-------- STORED ROWS --------

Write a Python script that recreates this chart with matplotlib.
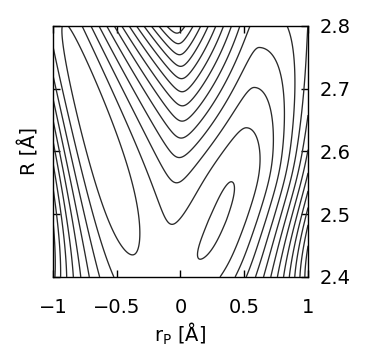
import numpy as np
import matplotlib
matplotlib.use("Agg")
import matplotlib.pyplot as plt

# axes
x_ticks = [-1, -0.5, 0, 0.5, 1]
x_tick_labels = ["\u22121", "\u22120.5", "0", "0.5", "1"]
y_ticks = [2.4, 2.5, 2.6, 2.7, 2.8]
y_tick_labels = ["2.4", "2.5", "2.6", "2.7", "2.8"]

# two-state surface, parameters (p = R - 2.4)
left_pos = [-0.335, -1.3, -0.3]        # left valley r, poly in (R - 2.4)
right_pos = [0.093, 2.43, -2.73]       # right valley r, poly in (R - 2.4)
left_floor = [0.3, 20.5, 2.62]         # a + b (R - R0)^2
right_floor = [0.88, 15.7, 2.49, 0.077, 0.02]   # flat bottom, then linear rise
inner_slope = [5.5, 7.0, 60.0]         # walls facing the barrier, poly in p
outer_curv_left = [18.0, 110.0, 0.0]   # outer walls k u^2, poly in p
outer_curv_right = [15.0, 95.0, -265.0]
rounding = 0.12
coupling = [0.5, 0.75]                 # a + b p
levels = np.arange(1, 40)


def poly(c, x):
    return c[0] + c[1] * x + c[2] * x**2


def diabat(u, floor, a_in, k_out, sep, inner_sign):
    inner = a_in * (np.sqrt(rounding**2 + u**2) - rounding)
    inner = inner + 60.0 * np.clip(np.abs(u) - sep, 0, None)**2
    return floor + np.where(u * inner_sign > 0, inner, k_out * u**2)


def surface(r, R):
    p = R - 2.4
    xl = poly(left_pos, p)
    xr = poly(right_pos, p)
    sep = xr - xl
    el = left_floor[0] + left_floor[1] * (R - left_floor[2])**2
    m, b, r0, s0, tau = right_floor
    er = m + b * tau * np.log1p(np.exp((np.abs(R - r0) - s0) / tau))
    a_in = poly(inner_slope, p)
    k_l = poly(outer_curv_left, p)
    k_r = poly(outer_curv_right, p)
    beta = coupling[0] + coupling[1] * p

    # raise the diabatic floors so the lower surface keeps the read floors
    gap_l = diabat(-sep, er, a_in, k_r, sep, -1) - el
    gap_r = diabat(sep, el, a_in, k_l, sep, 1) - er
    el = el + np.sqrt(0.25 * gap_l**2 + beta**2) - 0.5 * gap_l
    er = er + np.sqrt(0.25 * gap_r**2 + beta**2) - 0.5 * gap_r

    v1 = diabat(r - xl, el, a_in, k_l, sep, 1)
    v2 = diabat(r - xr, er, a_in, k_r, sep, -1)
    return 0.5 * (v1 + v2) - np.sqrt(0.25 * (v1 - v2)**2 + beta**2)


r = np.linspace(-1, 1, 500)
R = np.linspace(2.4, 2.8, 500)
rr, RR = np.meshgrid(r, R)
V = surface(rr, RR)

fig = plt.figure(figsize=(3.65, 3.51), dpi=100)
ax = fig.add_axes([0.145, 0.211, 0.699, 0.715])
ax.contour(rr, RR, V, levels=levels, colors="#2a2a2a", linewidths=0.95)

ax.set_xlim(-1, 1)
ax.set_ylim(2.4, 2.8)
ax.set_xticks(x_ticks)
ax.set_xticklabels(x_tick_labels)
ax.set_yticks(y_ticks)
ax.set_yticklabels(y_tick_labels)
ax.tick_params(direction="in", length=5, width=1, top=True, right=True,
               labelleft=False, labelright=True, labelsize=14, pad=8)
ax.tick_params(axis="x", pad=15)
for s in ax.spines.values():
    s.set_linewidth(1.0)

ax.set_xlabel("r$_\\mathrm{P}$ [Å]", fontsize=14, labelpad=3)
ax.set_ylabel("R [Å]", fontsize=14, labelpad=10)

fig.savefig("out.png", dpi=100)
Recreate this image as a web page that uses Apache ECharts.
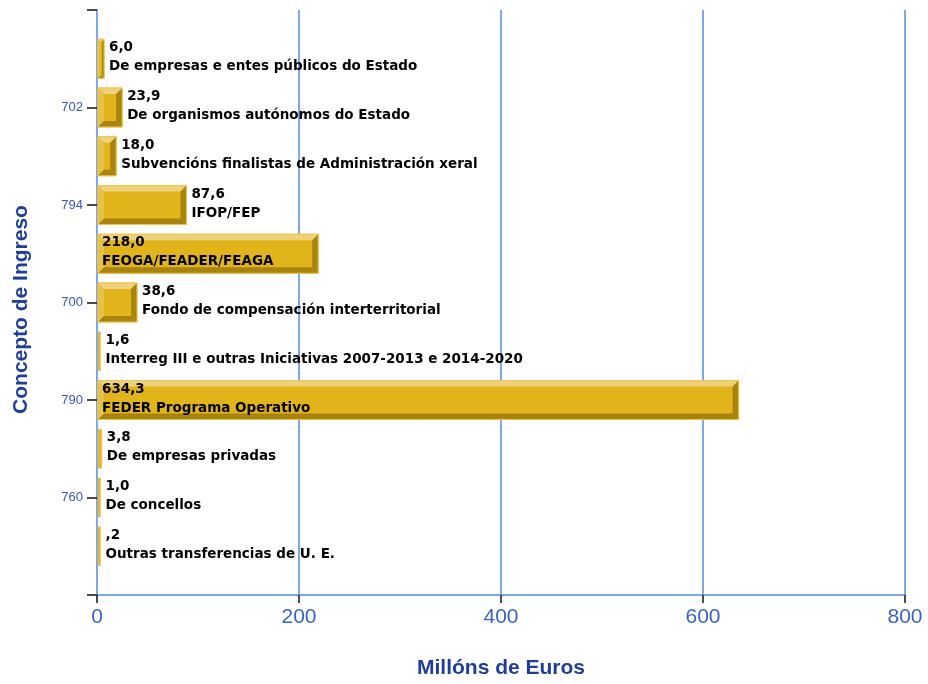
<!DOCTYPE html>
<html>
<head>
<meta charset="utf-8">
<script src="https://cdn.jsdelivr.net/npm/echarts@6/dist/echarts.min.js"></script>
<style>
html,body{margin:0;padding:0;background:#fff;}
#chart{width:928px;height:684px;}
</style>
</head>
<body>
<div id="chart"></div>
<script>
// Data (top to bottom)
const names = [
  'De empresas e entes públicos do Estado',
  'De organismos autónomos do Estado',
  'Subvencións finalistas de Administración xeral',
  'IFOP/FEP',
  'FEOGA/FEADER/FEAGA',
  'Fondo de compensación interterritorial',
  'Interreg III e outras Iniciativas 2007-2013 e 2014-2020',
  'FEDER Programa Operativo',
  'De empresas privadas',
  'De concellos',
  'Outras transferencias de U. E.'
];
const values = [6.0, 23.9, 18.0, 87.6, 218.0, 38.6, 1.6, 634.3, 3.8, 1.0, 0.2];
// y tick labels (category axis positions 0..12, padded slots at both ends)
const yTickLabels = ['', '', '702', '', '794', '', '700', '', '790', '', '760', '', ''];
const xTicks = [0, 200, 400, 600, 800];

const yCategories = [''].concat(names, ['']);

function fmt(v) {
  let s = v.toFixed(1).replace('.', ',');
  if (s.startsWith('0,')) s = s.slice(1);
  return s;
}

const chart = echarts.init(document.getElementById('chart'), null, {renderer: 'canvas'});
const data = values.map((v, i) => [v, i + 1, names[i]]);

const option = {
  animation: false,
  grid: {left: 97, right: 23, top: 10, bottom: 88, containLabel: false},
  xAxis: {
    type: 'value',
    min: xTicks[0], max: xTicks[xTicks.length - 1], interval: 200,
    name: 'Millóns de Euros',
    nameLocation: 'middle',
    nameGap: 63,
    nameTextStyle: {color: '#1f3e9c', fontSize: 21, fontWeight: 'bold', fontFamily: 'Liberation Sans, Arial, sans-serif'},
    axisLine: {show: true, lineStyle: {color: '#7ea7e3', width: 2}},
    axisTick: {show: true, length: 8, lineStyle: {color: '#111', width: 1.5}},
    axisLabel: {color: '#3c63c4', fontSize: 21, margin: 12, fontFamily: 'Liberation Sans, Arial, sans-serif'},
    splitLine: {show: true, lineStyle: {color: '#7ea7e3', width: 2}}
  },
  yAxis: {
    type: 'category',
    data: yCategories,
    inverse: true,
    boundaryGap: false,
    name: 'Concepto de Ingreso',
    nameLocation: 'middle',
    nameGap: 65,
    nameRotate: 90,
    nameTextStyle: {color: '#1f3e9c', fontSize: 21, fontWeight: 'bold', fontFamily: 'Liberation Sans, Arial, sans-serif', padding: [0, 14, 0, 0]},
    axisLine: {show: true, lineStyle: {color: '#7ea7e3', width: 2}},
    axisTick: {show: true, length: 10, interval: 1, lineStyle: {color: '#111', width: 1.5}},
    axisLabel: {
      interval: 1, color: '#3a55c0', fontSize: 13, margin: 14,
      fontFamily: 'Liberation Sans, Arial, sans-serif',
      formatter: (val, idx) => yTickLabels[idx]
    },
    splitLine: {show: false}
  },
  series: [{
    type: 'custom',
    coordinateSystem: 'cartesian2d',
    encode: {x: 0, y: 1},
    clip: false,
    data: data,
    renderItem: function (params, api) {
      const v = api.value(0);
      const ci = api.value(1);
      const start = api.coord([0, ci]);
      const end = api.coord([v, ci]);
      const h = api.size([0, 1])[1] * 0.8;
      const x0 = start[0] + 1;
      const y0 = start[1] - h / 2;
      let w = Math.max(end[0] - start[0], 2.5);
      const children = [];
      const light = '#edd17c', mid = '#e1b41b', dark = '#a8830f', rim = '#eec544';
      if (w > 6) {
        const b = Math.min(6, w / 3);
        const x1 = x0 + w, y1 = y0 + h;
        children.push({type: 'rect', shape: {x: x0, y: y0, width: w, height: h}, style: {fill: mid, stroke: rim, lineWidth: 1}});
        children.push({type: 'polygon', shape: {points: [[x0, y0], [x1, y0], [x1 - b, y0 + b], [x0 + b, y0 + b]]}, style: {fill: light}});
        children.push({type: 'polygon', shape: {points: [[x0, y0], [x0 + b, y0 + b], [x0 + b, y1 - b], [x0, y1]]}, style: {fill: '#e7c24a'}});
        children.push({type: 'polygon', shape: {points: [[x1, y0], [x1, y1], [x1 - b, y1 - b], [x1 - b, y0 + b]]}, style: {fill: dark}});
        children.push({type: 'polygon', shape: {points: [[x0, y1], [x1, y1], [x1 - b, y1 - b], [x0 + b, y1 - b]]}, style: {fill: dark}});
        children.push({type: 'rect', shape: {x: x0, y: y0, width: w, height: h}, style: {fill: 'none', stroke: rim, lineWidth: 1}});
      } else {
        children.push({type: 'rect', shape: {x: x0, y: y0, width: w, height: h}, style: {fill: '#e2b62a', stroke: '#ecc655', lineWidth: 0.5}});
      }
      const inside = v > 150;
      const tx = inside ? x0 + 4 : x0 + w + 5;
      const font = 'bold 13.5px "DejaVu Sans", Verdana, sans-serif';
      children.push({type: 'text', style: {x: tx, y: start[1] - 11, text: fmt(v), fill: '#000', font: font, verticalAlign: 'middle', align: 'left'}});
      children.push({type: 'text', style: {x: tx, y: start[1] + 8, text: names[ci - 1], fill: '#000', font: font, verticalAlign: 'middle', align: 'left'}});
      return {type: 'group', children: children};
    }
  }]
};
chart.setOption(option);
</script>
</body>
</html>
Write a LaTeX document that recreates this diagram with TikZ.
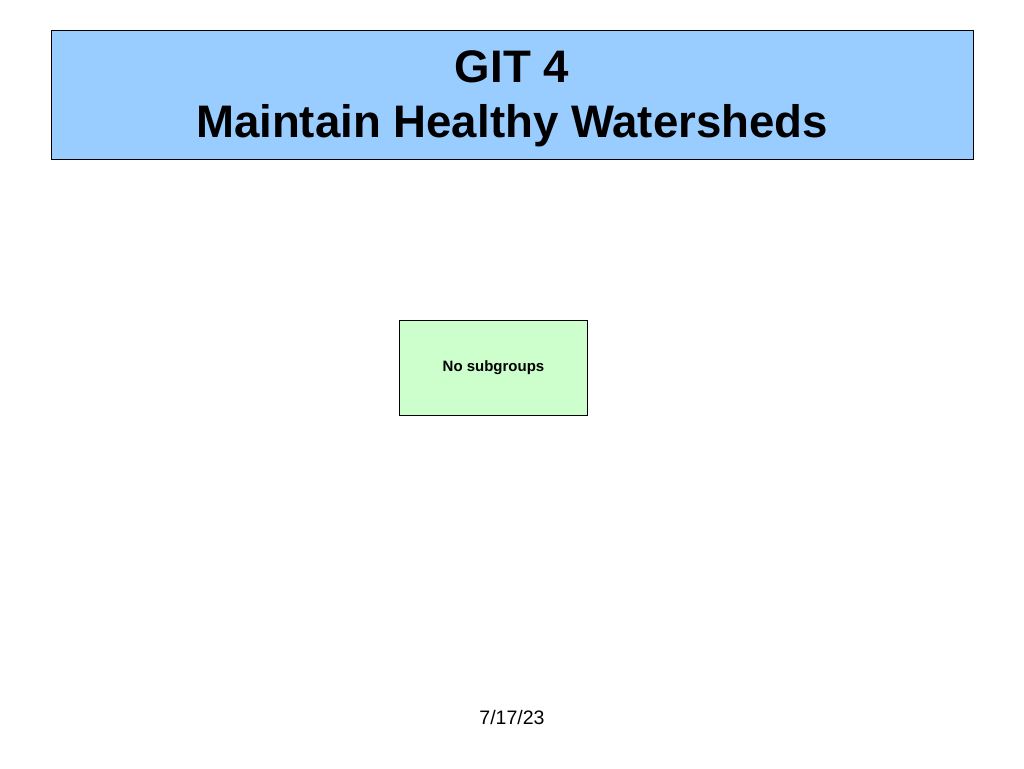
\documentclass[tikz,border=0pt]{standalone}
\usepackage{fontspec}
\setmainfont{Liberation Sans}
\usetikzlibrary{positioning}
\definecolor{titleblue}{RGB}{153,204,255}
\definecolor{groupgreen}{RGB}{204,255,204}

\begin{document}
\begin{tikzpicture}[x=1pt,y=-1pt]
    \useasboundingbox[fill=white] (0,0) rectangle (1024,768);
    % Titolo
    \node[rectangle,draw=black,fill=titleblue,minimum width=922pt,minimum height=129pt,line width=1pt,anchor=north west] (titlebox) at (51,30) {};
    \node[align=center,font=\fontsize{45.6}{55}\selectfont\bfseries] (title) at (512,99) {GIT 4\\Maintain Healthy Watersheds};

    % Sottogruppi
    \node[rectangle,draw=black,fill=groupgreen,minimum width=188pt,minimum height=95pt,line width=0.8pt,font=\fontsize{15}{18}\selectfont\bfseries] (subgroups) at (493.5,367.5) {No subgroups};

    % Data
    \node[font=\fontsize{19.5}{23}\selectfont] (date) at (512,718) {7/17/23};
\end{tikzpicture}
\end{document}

--------

#### WHAT IS REQUIRED
Skip the pictures, please, and transcribe only the lines from the beginning of the material through the one that contains "er = er + np.sqrt(0.25".

#### ANSWER TO THE TASK
Write a Python script that recreates this chart with matplotlib.
import numpy as np
import matplotlib
matplotlib.use("Agg")
import matplotlib.pyplot as plt

# axes
x_ticks = [-1, -0.5, 0, 0.5, 1]
x_tick_labels = ["\u22121", "\u22120.5", "0", "0.5", "1"]
y_ticks = [2.4, 2.5, 2.6, 2.7, 2.8]
y_tick_labels = ["2.4", "2.5", "2.6", "2.7", "2.8"]

# two-state surface, parameters (p = R - 2.4)
left_pos = [-0.335, -1.3, -0.3]        # left valley r, poly in (R - 2.4)
right_pos = [0.093, 2.43, -2.73]       # right valley r, poly in (R - 2.4)
left_floor = [0.3, 20.5, 2.62]         # a + b (R - R0)^2
right_floor = [0.88, 15.7, 2.49, 0.077, 0.02]   # flat bottom, then linear rise
inner_slope = [5.5, 7.0, 60.0]         # walls facing the barrier, poly in p
outer_curv_left = [18.0, 110.0, 0.0]   # outer walls k u^2, poly in p
outer_curv_right = [15.0, 95.0, -265.0]
rounding = 0.12
coupling = [0.5, 0.75]                 # a + b p
levels = np.arange(1, 40)


def poly(c, x):
    return c[0] + c[1] * x + c[2] * x**2


def diabat(u, floor, a_in, k_out, sep, inner_sign):
    inner = a_in * (np.sqrt(rounding**2 + u**2) - rounding)
    inner = inner + 60.0 * np.clip(np.abs(u) - sep, 0, None)**2
    return floor + np.where(u * inner_sign > 0, inner, k_out * u**2)


def surface(r, R):
    p = R - 2.4
    xl = poly(left_pos, p)
    xr = poly(right_pos, p)
    sep = xr - xl
    el = left_floor[0] + left_floor[1] * (R - left_floor[2])**2
    m, b, r0, s0, tau = right_floor
    er = m + b * tau * np.log1p(np.exp((np.abs(R - r0) - s0) / tau))
    a_in = poly(inner_slope, p)
    k_l = poly(outer_curv_left, p)
    k_r = poly(outer_curv_right, p)
    beta = coupling[0] + coupling[1] * p

    # raise the diabatic floors so the lower surface keeps the read floors
    gap_l = diabat(-sep, er, a_in, k_r, sep, -1) - el
    gap_r = diabat(sep, el, a_in, k_l, sep, 1) - er
    el = el + np.sqrt(0.25 * gap_l**2 + beta**2) - 0.5 * gap_l
    er = er + np.sqrt(0.25 * gap_r**2 + beta**2) - 0.5 * gap_r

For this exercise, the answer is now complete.